Positive relationships were built with young people over the summer on the streets of Rayleigh.

Thanks to funding from the Police, Fire and Crime Commissioner for Essex (PFCC), a local youth work charity was able to deliver a high impact and engaging summer programme for young people in the community during the long summer break.

The PFCC provided £1,400 in the form of a crime and disorder reduction grant from the 2019/2020 Community Safety Fund to Bar N bus to support the summer youth programme.

The programme actively engaged young people in alternative activities – such as spray can art sessions, music production and caged football – at locations to suit them, including the skate park at King George V Playing Field.

Up to 60 young people attended each session throughout the six weeks.

Aaron Watts, youth development officer, said: “The demand was there and the young people got used to us being around. It went fantastically. We have been able to have really good conversations and to build relationships with them. It was an opportunity to speak with young people so that when we want to work with them in future, we will not have to do that engagement work as it has already been done.

“Our work is about trying to prevent things such as anti-social behaviour, drugs and mental health issues from happening in the first place. It’s about being able to reach young people and steering them away from these negative paths. Being able to get a young person to realise what is going on in their life and showing them they have a chance to change it is key.”

Bar N Bus, a Christian charity, works in partnership with churches, schools, councils and groups, to offer community youth work, schools support and youth counselling.

The PFCC funding enabled the charity to build on the work it has been doing since the 1990s.

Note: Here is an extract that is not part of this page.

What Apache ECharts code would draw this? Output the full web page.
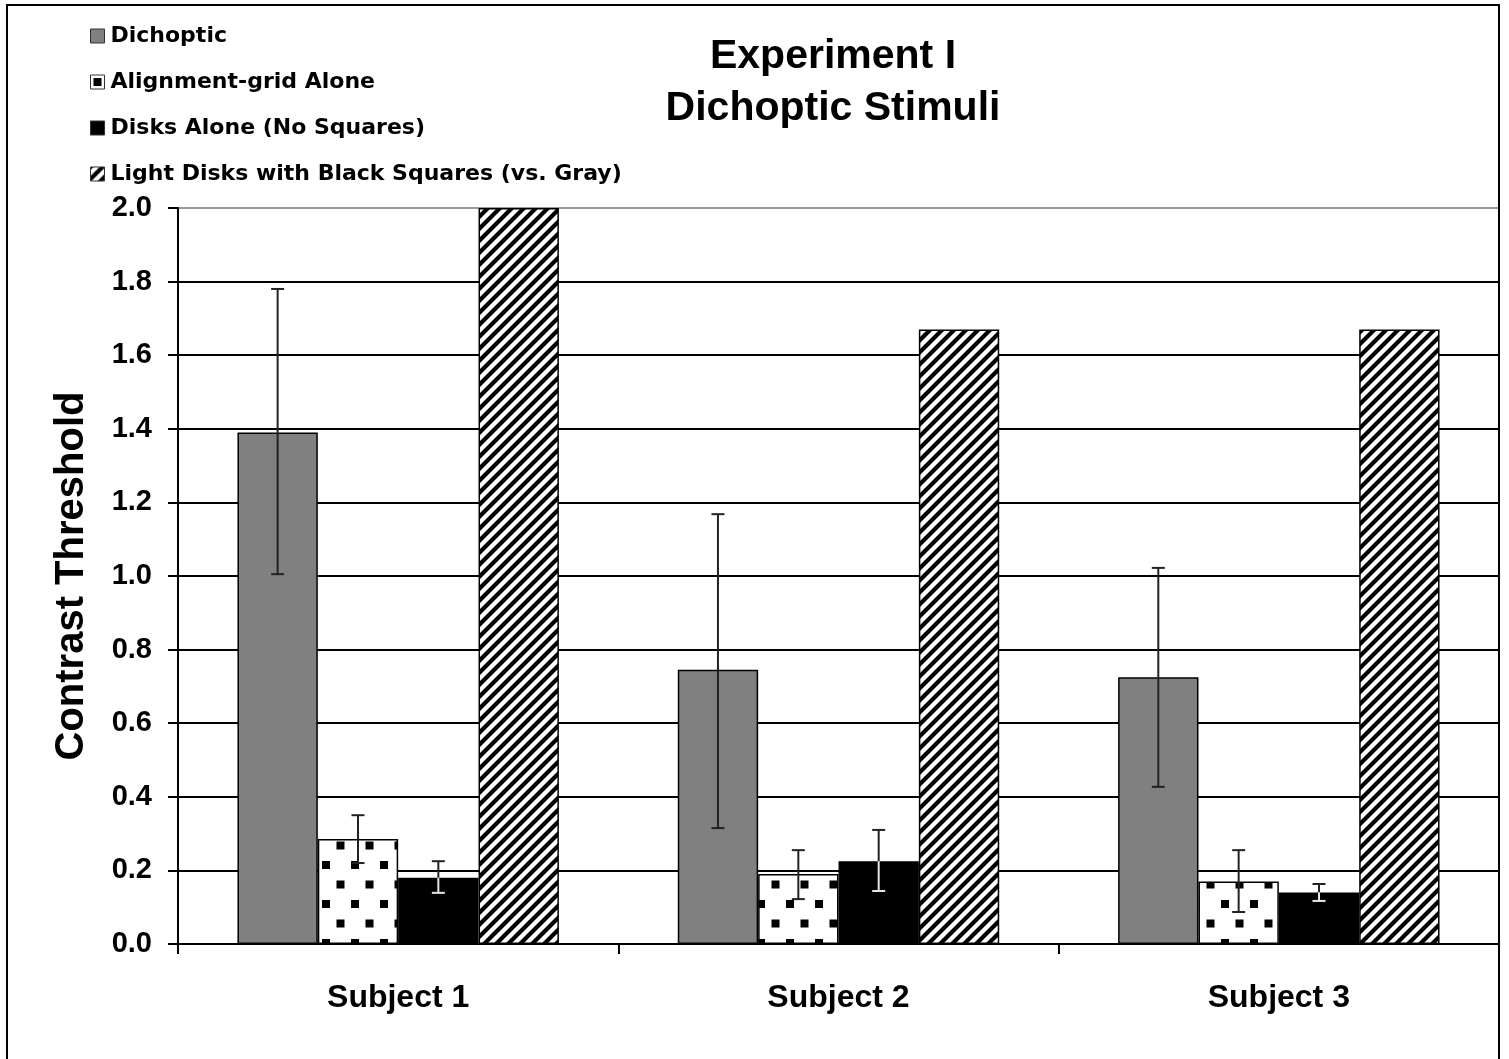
<!DOCTYPE html>
<html>
<head>
<meta charset="utf-8">
<script src="https://cdn.jsdelivr.net/npm/echarts@6/dist/echarts.min.js"></script>
<style>
html,body{margin:0;padding:0;background:#fff;}
#chart{width:1509px;height:1059px;}
</style>
</head>
<body>
<div id="chart"></div>
<script>
const categories = ['Subject 1', 'Subject 2', 'Subject 3'];
const seriesNames = ['Dichoptic', 'Alignment-grid Alone', 'Disks Alone (No Squares)', 'Light Disks with Black Squares (vs. Gray)'];
const dichoptic = [1.39, 0.745, 0.725];
const dichopticLow = [1.005, 0.315, 0.427];
const dichopticHigh = [1.78, 1.168, 1.022];
const alignment = [0.285, 0.19, 0.17];
const alignmentLow = [0.22, 0.122, 0.087];
const alignmentHigh = [0.35, 0.255, 0.255];
const disks = [0.18, 0.225, 0.14];
const disksLow = [0.139, 0.144, 0.117];
const disksHigh = [0.225, 0.31, 0.163];
const lightDisks = [2.0, 1.67, 1.67];
const yTicks = ['0.0','0.2','0.4','0.6','0.8','1.0','1.2','1.4','1.6','1.8','2.0'];

const FONT = '"Liberation Sans", Arial, sans-serif';
const WIDE = '"DejaVu Sans", Verdana, sans-serif';

function hatchPattern() {
  const p = 12;
  const c = document.createElement('canvas');
  c.width = p; c.height = p;
  const g = c.getContext('2d');
  g.fillStyle = '#fff'; g.fillRect(0, 0, p, p);
  g.strokeStyle = '#000'; g.lineWidth = 4.2;
  g.beginPath();
  g.moveTo(-p, 2 * p); g.lineTo(2 * p, -p);
  g.moveTo(-p, p); g.lineTo(p, -p);
  g.moveTo(0, 2 * p); g.lineTo(2 * p, 0);
  g.stroke();
  return c;
}
function dotPattern() {
  const w = 29, h = 39;
  const c = document.createElement('canvas');
  c.width = w; c.height = h;
  const g = c.getContext('2d');
  g.fillStyle = '#fff'; g.fillRect(0, 0, w, h);
  g.fillStyle = '#000';
  g.fillRect(3, 3, 8, 8);
  g.fillRect(17.5, 22.5, 8, 8);
  return c;
}

const fills = [
  '#808080',
  { image: dotPattern(), repeat: 'repeat' },
  '#000000',
  { image: hatchPattern(), repeat: 'repeat' }
];
const values = [dichoptic, alignment, disks, lightDisks];
const lows = [dichopticLow, alignmentLow, disksLow, null];
const highs = [dichopticHigh, alignmentHigh, disksHigh, null];

const barGapPct = 0.27;
const nBars = 4;

const barSeries = seriesNames.map((name, i) => ({
  name: name,
  type: 'bar',
  data: values[i],
  barGap: '0%',
  barCategoryGap: '27%',
  itemStyle: { color: fills[i], borderColor: '#000', borderWidth: 1.5 },
  emphasis: { disabled: true },
  z: 2
}));

const errData = [];
for (let s = 0; s < 3; s++) {
  for (let c = 0; c < categories.length; c++) {
    errData.push([c, s, lows[s][c], highs[s][c], values[s][c]]);
  }
}

const errSeries = {
  type: 'custom',
  name: 'err',
  z: 10,
  silent: true,
  data: errData,
  encode: { x: 0, y: [2, 3] },
  renderItem: function (params, api) {
    const c = api.value(0), s = api.value(1);
    const lo = api.value(2), hi = api.value(3), v = api.value(4);
    const cw = api.size([1, 0])[0];
    const bw = cw * (1 - barGapPct) / nBars;
    const center = api.coord([c, 0])[0];
    const x = center - 2 * bw + (s + 0.5) * bw;
    const yLo = api.coord([c, lo])[1];
    const yHi = api.coord([c, hi])[1];
    const yV = api.coord([c, v])[1];
    const cap = 6.5;
    const dark = '#222';
    const children = [];
    function seg(x1, y1, x2, y2, col) {
      children.push({ type: 'line', shape: { x1: x1, y1: y1, x2: x2, y2: y2 }, style: { stroke: col, lineWidth: 2 } });
    }
    if (s === 2) {
      const light = '#e6e6e6';
      seg(x, yHi, x, Math.min(yV, yLo), dark);
      seg(x, Math.max(yHi, yV), x, yLo, light);
      seg(x - cap, yHi, x + cap, yHi, yHi < yV ? dark : light);
      seg(x - cap, yLo, x + cap, yLo, yLo < yV ? dark : light);
    } else {
      seg(x, yHi, x, yLo, dark);
      seg(x - cap, yHi, x + cap, yHi, dark);
      seg(x - cap, yLo, x + cap, yLo, dark);
    }
    return { type: 'group', children: children };
  }
};

const gridColors = yTicks.map((t, i) => i === yTicks.length - 1 ? '#9a9a9a' : '#000');

const chart = echarts.init(document.getElementById('chart'), null, { renderer: 'canvas' });
chart.setOption({
  animation: false,
  backgroundColor: '#fff',
  textStyle: { fontFamily: FONT },
  title: {
    text: 'Experiment I\nDichoptic Stimuli',
    left: 828,
    textAlign: 'center',
    top: 26,
    textStyle: { fontFamily: FONT, fontWeight: 'bold', fontSize: 41, lineHeight: 52, color: '#000' }
  },
  legend: {
    data: seriesNames,
    orient: 'vertical',
    left: 85,
    top: 19,
    itemWidth: 14,
    itemHeight: 14,
    itemGap: 22,
    icon: 'rect',
    selectedMode: false,
    itemStyle: { borderColor: '#333', borderWidth: 1 },
    textStyle: { fontFamily: WIDE, fontWeight: 'bold', fontSize: 22, lineHeight: 24, color: '#000', padding: [0, 0, 0, 1] }
  },
  grid: { left: 178, right: 10, top: 208, bottom: 115, containLabel: false },
  xAxis: {
    type: 'category',
    data: categories,
    boundaryGap: true,
    axisLine: { lineStyle: { color: '#000', width: 2 } },
    axisTick: { show: true, alignWithLabel: false, length: 10, lineStyle: { color: '#000', width: 2 } },
    axisLabel: { fontFamily: FONT, fontWeight: 'bold', fontSize: 32, color: '#000', margin: 38 },
    splitLine: { show: false }
  },
  yAxis: {
    type: 'value',
    min: 0,
    max: 2,
    interval: 0.2,
    name: 'Contrast Threshold',
    nameLocation: 'middle',
    nameGap: 86,
    nameTextStyle: { fontFamily: FONT, fontWeight: 'bold', fontSize: 40, color: '#000' },
    axisLine: { show: true, lineStyle: { color: '#000', width: 2 } },
    axisTick: { show: true, length: 10, lineStyle: { color: '#000', width: 2 } },
    axisLabel: {
      fontFamily: FONT, fontWeight: 'bold', fontSize: 29, color: '#000', margin: 26,
      formatter: function (v) { return yTicks[Math.round(v / 0.2)]; }
    },
    splitLine: { show: true, lineStyle: { color: gridColors, width: 2 } }
  },
  graphic: [{
    type: 'rect',
    shape: { x: 7, y: 5, width: 1492, height: 1060 },
    style: { fill: null, stroke: '#000', lineWidth: 2 },
    silent: true,
    z: 100
  }],
  series: barSeries.concat([errSeries])
});
</script>
</body>
</html>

Mr Watts said: “The funding meant we were able to get trained to drive the van and trailer and to bring other people on board to expand on what we already do. To have that little bit of extra money meant we could pay someone to come and do things like the graffiti artwork; all of those things cost money.

“If we did not have this money, we would not be able to get out there.”

Roger Hirst, Police, Fire & Crime Commissioner for Essex, said: “We held a public meeting in Rayleigh in May this year which was attended by around 200 local residents. They were concerned about the levels of anti-social behaviour caused by young people in the area. I’m delighted that we were able to fund these schemes to help engage with some of those young people and make a difference to the community.”